Starting at the first line of the data, please print exactly those lines through the one that holds "8.91, 8.57, 8.13, 7.87, 7.66, 7.55, 7.56]", omitting every picture.
--- Begin ---
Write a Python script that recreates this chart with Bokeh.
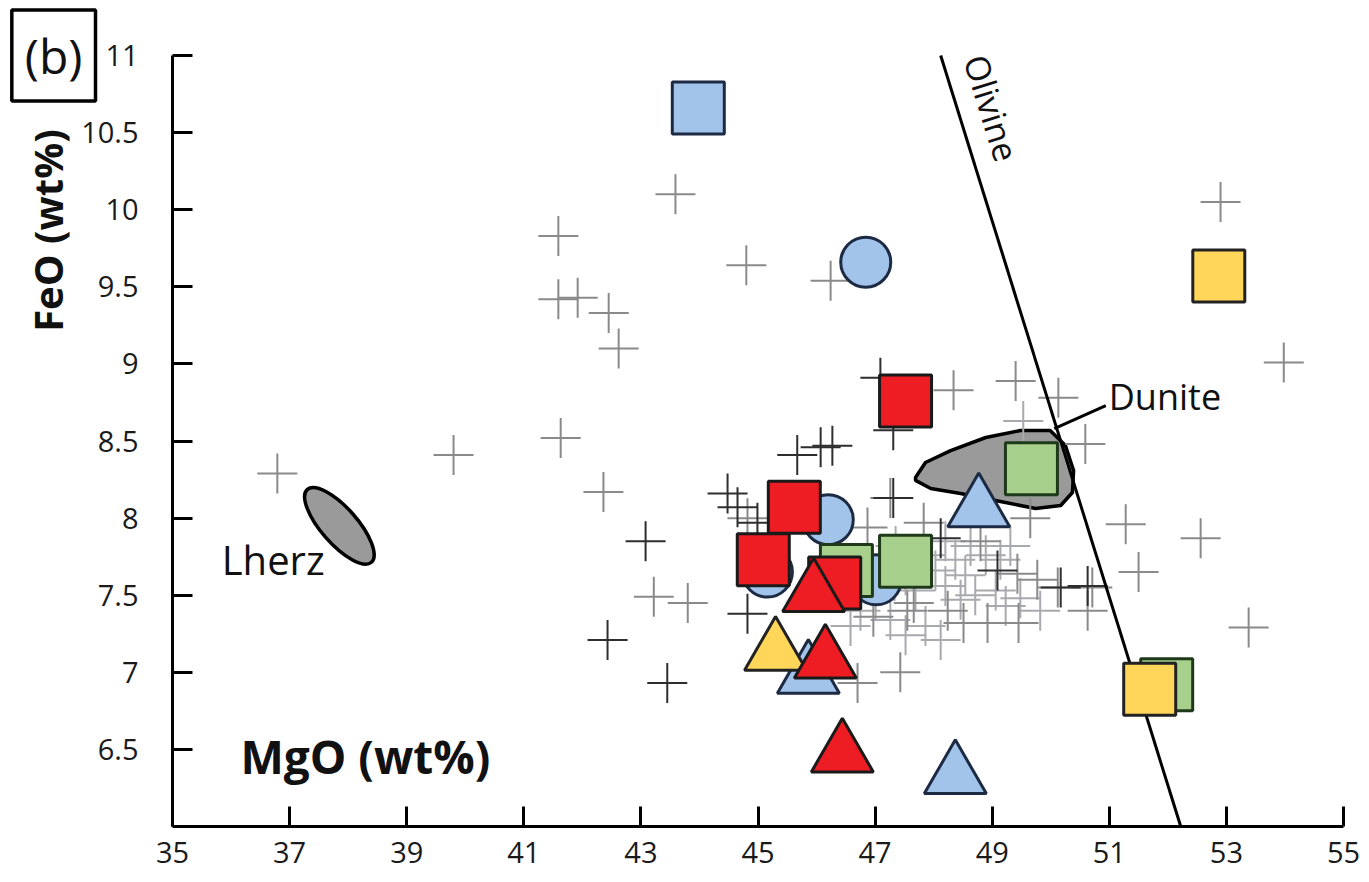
import math
from bokeh.plotting import figure
from bokeh.models import Label, FixedTicker, Range1d, LinearAxis
from bokeh.embed import file_html
from bokeh.resources import INLINE

FONT = "Open Sans"

# ---------------- data ----------------
xticks = [35, 37, 39, 41, 43, 45, 47, 49, 51, 53, 55]
xtick_labels = ["35", "37", "39", "41", "43", "45", "47", "49", "51", "53", "55"]
yticks = [6.5, 7.0, 7.5, 8.0, 8.5, 9.0, 9.5, 10.0, 10.5, 11.0]
ytick_labels = ["6.5", "7", "7.5", "8", "8.5", "9", "9.5", "10", "10.5", "11"]

# literature data (crosses)
gray_x = [36.79, 39.80, 41.63, 42.36, 43.22, 43.80, 43.59, 41.59, 41.59, 41.92,
          42.45, 42.62, 44.80, 46.24, 52.90, 53.98, 48.34, 49.40, 50.13, 50.59,
          51.28, 52.56, 51.50, 53.38, 49.45, 50.71, 50.12, 50.63, 47.43, 46.70,
          47.83, 48.80, 49.43, 49.77, 47.66, 48.24, 48.51, 48.92, 49.65, 46.97,
          47.55, 46.87, 47.26, 44.82]
gray_y = [8.29, 8.41, 8.52, 8.17, 7.49, 7.45, 10.10, 9.83, 9.42, 9.43,
          9.33, 9.10, 9.64, 9.54, 10.05, 9.01, 8.83, 8.89, 8.78, 8.48,
          7.96, 7.87, 7.65, 7.29, 7.32, 7.55, 7.55, 7.40, 7.00, 6.93,
          7.97, 7.85, 7.64, 7.60, 7.45, 7.40, 7.32, 7.32, 8.00, 7.36,
          7.40, 7.94, 8.13, 8.00]
light_x = [47.35, 47.52, 47.69, 47.86, 48.03, 48.20, 48.37, 48.54, 48.71, 48.89,
           49.06, 49.23, 47.26, 47.52, 47.86, 48.12, 48.46, 47.01, 46.75, 46.58,
           47.09, 49.14, 49.48, 49.82, 49.31, 49.53, 48.20, 48.63]
light_y = [7.82, 7.63, 7.53, 7.76, 7.66, 7.56, 7.73, 7.63, 7.50, 7.76,
           7.53, 7.43, 7.34, 7.24, 7.30, 7.21, 7.47, 7.47, 7.40, 7.30,
           7.73, 7.73, 7.48, 7.40, 7.82, 8.63, 7.85, 7.82]
dark_x = [43.08, 42.43, 43.45, 44.48, 44.65, 44.99, 44.82, 45.67, 46.07, 46.27,
          47.09, 47.31, 47.31, 48.12, 49.09, 50.17, 50.63]
dark_y = [7.85, 7.21, 6.93, 8.16, 8.07, 7.97, 7.38, 8.41, 8.46, 8.47,
          8.91, 8.57, 8.13, 7.87, 7.66, 7.55, 7.56]

# samples
blue_circle_x = [46.84, 46.20, 45.16, 47.02]
blue_circle_y = [9.66, 7.99, 7.65, 7.60]
blue_square_x = [43.98]
blue_square_y = [10.66]
blue_tri_x = [48.77, 45.86, 48.37]
blue_tri_y = [8.06, 6.98, 6.33]
green_square_x = [49.67, 47.52, 46.51, 51.98]
green_square_y = [8.32, 7.72, 7.66, 6.92]
yellow_square_x = [52.87, 51.69]
yellow_square_y = [9.57, 6.89]
yellow_tri_x = [45.30]
yellow_tri_y = [7.13]
red_square_x = [47.52, 45.62, 45.09, 46.31]
red_square_y = [8.76, 8.07, 7.73, 7.58]
red_tri_x = [45.95, 46.15, 46.44]
red_tri_y = [7.51, 7.08, 6.47]

# fields
dunite_x = [47.69, 47.86, 48.29, 48.89, 49.48, 49.99, 50.25, 50.39, 50.37, 50.17,
            49.74, 49.14, 48.46, 47.95, 47.69]
dunite_y = [8.263, 8.361, 8.438, 8.523, 8.568, 8.568, 8.471, 8.309, 8.166, 8.082,
            8.062, 8.108, 8.160, 8.192, 8.245]
lherz_x = [37.85]
lherz_y = [7.95]
olivine_x = [48.12, 52.22]
olivine_y = [11.0, 6.0]
dunite_leader_x = [50.06, 50.94]
dunite_leader_y = [8.58, 8.73]

# ---------------- figure ----------------
# the frame covers the whole canvas; axes are pinned at MgO=35 and FeO=6
p = figure(width=1369, height=882,
           x_range=Range1d(32.062, 55.444), y_range=Range1d(5.637, 11.357),
           output_backend="svg", toolbar_location=None,
           x_axis_location=None, y_axis_location=None,
           min_border=0, min_border_left=0, min_border_right=0,
           min_border_top=0, min_border_bottom=0)
p.grid.visible = False
p.outline_line_color = None
p.background_fill_color = "white"


def style_axis(ax):
    ax.axis_line_width = 3
    ax.axis_line_color = "black"
    ax.major_tick_line_width = 3
    ax.major_tick_line_color = "black"
    ax.major_tick_in = 20
    ax.major_tick_out = 0
    ax.minor_tick_line_color = None
    ax.major_label_text_font = FONT
    ax.major_label_text_font_size = "29px"
    ax.major_label_text_color = "#1a1a1a"


# y axis: line + ticks at MgO = 35
yax = LinearAxis(fixed_location=35, bounds=(6, 11), ticker=FixedTicker(ticks=yticks))
style_axis(yax)
yax.major_label_overrides = {t: "" for t in yticks}
yax.major_label_text_color = None
# y tick labels, set a little further left
ylab = LinearAxis(fixed_location=34.42, bounds=(6, 11), ticker=FixedTicker(ticks=yticks))
style_axis(ylab)
ylab.axis_line_color = None
ylab.major_tick_line_color = None
ylab.major_tick_in = 0
ylab.major_label_standoff = 0
ylab.major_label_overrides = dict(zip(yticks, ytick_labels))

xax = LinearAxis(fixed_location=6, bounds=(35, 55), ticker=FixedTicker(ticks=xticks))
style_axis(xax)
xax.major_label_overrides = dict(zip(xticks, xtick_labels))
xax.major_label_standoff = 15

p.add_layout(ylab, "left")
p.add_layout(yax, "left")
p.add_layout(xax, "below")

# fields
p.patch(dunite_x, dunite_y, fill_color="#9a9a9a", line_color="black", line_width=3.5)
p.ellipse(x=lherz_x, y=lherz_y, width=97, height=36, angle=-0.85,
          width_units="screen", height_units="screen",
          fill_color="#9a9a9a", line_color="black", line_width=3.5)

# crosses
p.scatter(light_x, light_y, marker="cross", size=40, line_color="#a9a9b0", line_width=2)
p.scatter(gray_x, gray_y, marker="cross", size=40, line_color="#8a8a8a", line_width=2)
p.scatter(dark_x, dark_y, marker="cross", size=40, line_color="#2e2e2e", line_width=2)

# olivine line
p.line(olivine_x, olivine_y, line_color="black", line_width=3)
p.line(dunite_leader_x, dunite_leader_y, line_color="black", line_width=3)

BLUE, BLUE_L = "#a3c4ea", "#1c2a44"
GREEN, GREEN_L = "#a8d08d", "#1f3a1a"
YELLOW, RED = "#ffd55a", "#ee1c23"
SQ, CI, TR = 52, 50, 62

p.scatter(blue_circle_x, blue_circle_y, marker="circle", size=CI, fill_color=BLUE, line_color=BLUE_L, line_width=3)
p.scatter(blue_square_x, blue_square_y, marker="square", size=SQ, fill_color=BLUE, line_color=BLUE_L, line_width=3)
p.scatter(blue_tri_x, blue_tri_y, marker="triangle", size=TR, fill_color=BLUE, line_color=BLUE_L, line_width=3)
p.scatter(green_square_x, green_square_y, marker="square", size=SQ, fill_color=GREEN, line_color=GREEN_L, line_width=3)
p.scatter(yellow_square_x, yellow_square_y, marker="square", size=SQ, fill_color=YELLOW, line_color="#222", line_width=3)
p.scatter(yellow_tri_x, yellow_tri_y, marker="triangle", size=TR, fill_color=YELLOW, line_color="#222", line_width=3)
p.scatter(red_square_x, red_square_y, marker="square", size=SQ, fill_color=RED, line_color="#1a1a1a", line_width=3)
p.scatter(red_tri_x, red_tri_y, marker="triangle", size=TR, fill_color=RED, line_color="#1a1a1a", line_width=3)

# texts
p.add_layout(Label(x=48.99, y=10.66, text="Olivine", angle=-1.27, text_align="center",
                   text_baseline="middle", text_font=FONT, text_font_size="34px", text_color="#111"))
p.add_layout(Label(x=50.99, y=8.79, text="Dunite", text_align="left", text_baseline="middle",
                   text_font=FONT, text_font_size="36px", text_color="#111"))
p.add_layout(Label(x=36.72, y=7.73, text="Lherz", text_align="center", text_baseline="middle",
                   text_font=FONT, text_font_size="40px", text_color="#111"))
p.add_layout(Label(x=36.16, y=6.46, text="MgO (wt%)", text_align="left", text_baseline="middle",
                   text_font=FONT, text_font_size="46px", text_font_style="bold", text_color="#111"))
p.add_layout(Label(x=32.865, y=9.865, text="FeO (wt%)", angle=math.pi / 2, text_align="center",
                   text_baseline="middle", text_font=FONT, text_font_size="40px",
                   text_font_style="bold", text_color="#111"))
p.add_layout(Label(x=32.97, y=11.0, text="(b)", text_align="center", text_baseline="middle",
                   text_font=FONT, text_font_size="48px", text_color="#111",
                   border_line_color="black", border_line_width=3.5, padding=13))

open("out.html", "w").write(file_html(p, INLINE))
--- End ---
**SOLUTION TO THE EXERCISE**.
Write a Python script that recreates this chart with Bokeh.
import math
from bokeh.plotting import figure
from bokeh.models import Label, FixedTicker, Range1d, LinearAxis
from bokeh.embed import file_html
from bokeh.resources import INLINE

FONT = "Open Sans"

# ---------------- data ----------------
xticks = [35, 37, 39, 41, 43, 45, 47, 49, 51, 53, 55]
xtick_labels = ["35", "37", "39", "41", "43", "45", "47", "49", "51", "53", "55"]
yticks = [6.5, 7.0, 7.5, 8.0, 8.5, 9.0, 9.5, 10.0, 10.5, 11.0]
ytick_labels = ["6.5", "7", "7.5", "8", "8.5", "9", "9.5", "10", "10.5", "11"]

# literature data (crosses)
gray_x = [36.79, 39.80, 41.63, 42.36, 43.22, 43.80, 43.59, 41.59, 41.59, 41.92,
          42.45, 42.62, 44.80, 46.24, 52.90, 53.98, 48.34, 49.40, 50.13, 50.59,
          51.28, 52.56, 51.50, 53.38, 49.45, 50.71, 50.12, 50.63, 47.43, 46.70,
          47.83, 48.80, 49.43, 49.77, 47.66, 48.24, 48.51, 48.92, 49.65, 46.97,
          47.55, 46.87, 47.26, 44.82]
gray_y = [8.29, 8.41, 8.52, 8.17, 7.49, 7.45, 10.10, 9.83, 9.42, 9.43,
          9.33, 9.10, 9.64, 9.54, 10.05, 9.01, 8.83, 8.89, 8.78, 8.48,
          7.96, 7.87, 7.65, 7.29, 7.32, 7.55, 7.55, 7.40, 7.00, 6.93,
          7.97, 7.85, 7.64, 7.60, 7.45, 7.40, 7.32, 7.32, 8.00, 7.36,
          7.40, 7.94, 8.13, 8.00]
light_x = [47.35, 47.52, 47.69, 47.86, 48.03, 48.20, 48.37, 48.54, 48.71, 48.89,
           49.06, 49.23, 47.26, 47.52, 47.86, 48.12, 48.46, 47.01, 46.75, 46.58,
           47.09, 49.14, 49.48, 49.82, 49.31, 49.53, 48.20, 48.63]
light_y = [7.82, 7.63, 7.53, 7.76, 7.66, 7.56, 7.73, 7.63, 7.50, 7.76,
           7.53, 7.43, 7.34, 7.24, 7.30, 7.21, 7.47, 7.47, 7.40, 7.30,
           7.73, 7.73, 7.48, 7.40, 7.82, 8.63, 7.85, 7.82]
dark_x = [43.08, 42.43, 43.45, 44.48, 44.65, 44.99, 44.82, 45.67, 46.07, 46.27,
          47.09, 47.31, 47.31, 48.12, 49.09, 50.17, 50.63]
dark_y = [7.85, 7.21, 6.93, 8.16, 8.07, 7.97, 7.38, 8.41, 8.46, 8.47,
          8.91, 8.57, 8.13, 7.87, 7.66, 7.55, 7.56]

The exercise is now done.